Really? That might come as a surprise to the parents of children attending the (at least) 44 schools across this country named after Chavez (including eight schools in Texas). Or to people in communities who have named numerous parks, libraries, major thoroughfares and other places after Chavez, who died in 1993. (Click here to read about the relationship that Chavez developed with Robert F. Kennedy. Of course, we imagine Barton and Marshall don’t think much of Kennedy, either.)
Barton and Marshall don’t stop there. They also object to the inclusion of Anne Hutchinson (1591-1643), whose beliefs regarding equality and rights for women were rather progressive for her time. Hutchinson also challenged the prevailing religious doctrine of Puritan clergy in the Massachusetts Bay Colony. Her Bible meetings for women included her own religious and biblical interpretations — something that offended Puritan clergy and leaders of the colony. Those clergy and colonial officials put Hutchinson on trial and then exiled her.

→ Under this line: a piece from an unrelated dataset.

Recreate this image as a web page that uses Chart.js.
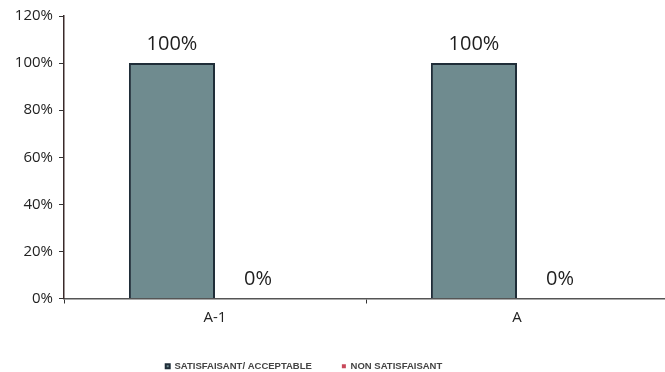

Barton and Marshall argue that Hutchinson was simply too unimportant a historical figure. But Marshall’s argument is particularly revealing:
“She was certainly not a significant colonial leader, and didn’t accomplish anything except getting herself exiled from the Massachusetts Bay Colony for making trouble.”
What a fascinating — and hypocritical — statement. Hutchinson’s persecution because of her beliefs is a prime example of why church-state separation is so important to protecting religious freedom. Yet Marshall argues that Hutchinson was little more than a troublemaker.
Marshall also goes after the late U.S. Supreme Court Justice Thurgood Marshall, saying Justice Marshall is not “a strong enough example” of a historical figure of influence. In fact, Marshall argued the groundbreaking Brown v Topeka Supreme Court case that banned racial segregation in public schools. He later became the first African American to serve on the high court.
Barton and Marshall make other peculiar arguments that are really attempts to use the standards to promote political agendas. Marshall, for example, argues that Roe v Wade, the 1973 U.S. Supreme Court decision on abortion, has had more impact on “American life than any other Supreme Court decision in the twentieth century.” Really? It certainly was an important and influential case, but more than Brown v Topeka? We imagine historians can point to a number of other important and influential court decisions in the 1900s. But it should be no surprise that Marshall — who is obsessed with ending abortion — sees Roe as more important than anything else.
Barton, Marshall and Dreisbach also spend considerable time and space arguing that religion was the primary motivation for colonization and the creation of the American form of government.
“(T)he discovery, settling, and founding of the colonies happened because of the Biblical worldviews of those involved. Only when this is taken into account can America’s founding be properly understood.”
Religion was certainly a motivation for some, even many, colonists. But the exaggerated political dogma apparent in Marshall’s statement is common throughout the reviews of the three right-wingers on the panel. (In fact, their reviews are so similar in places that it seems as though they coordinated their work.) To emphasize their arguments about religious motivations, they specifically downplay, for example, economic motivations for colonization (and call for the standards to de-emphasize the role of economics in American history).
There is much more — you can read all of the reviews here.
The state board wants curriculum writing teams — also seeded (to a lesser extent, fortunately) with ideologues — to use the “expert” reviews to guide the standards revision. Those teams, which are made up of educators and community members, will continue their work at the end of this month. The board will discuss progress on the standards at meetings this summer and fall and is set to hold public hearings this winter. A final vote is expected in March.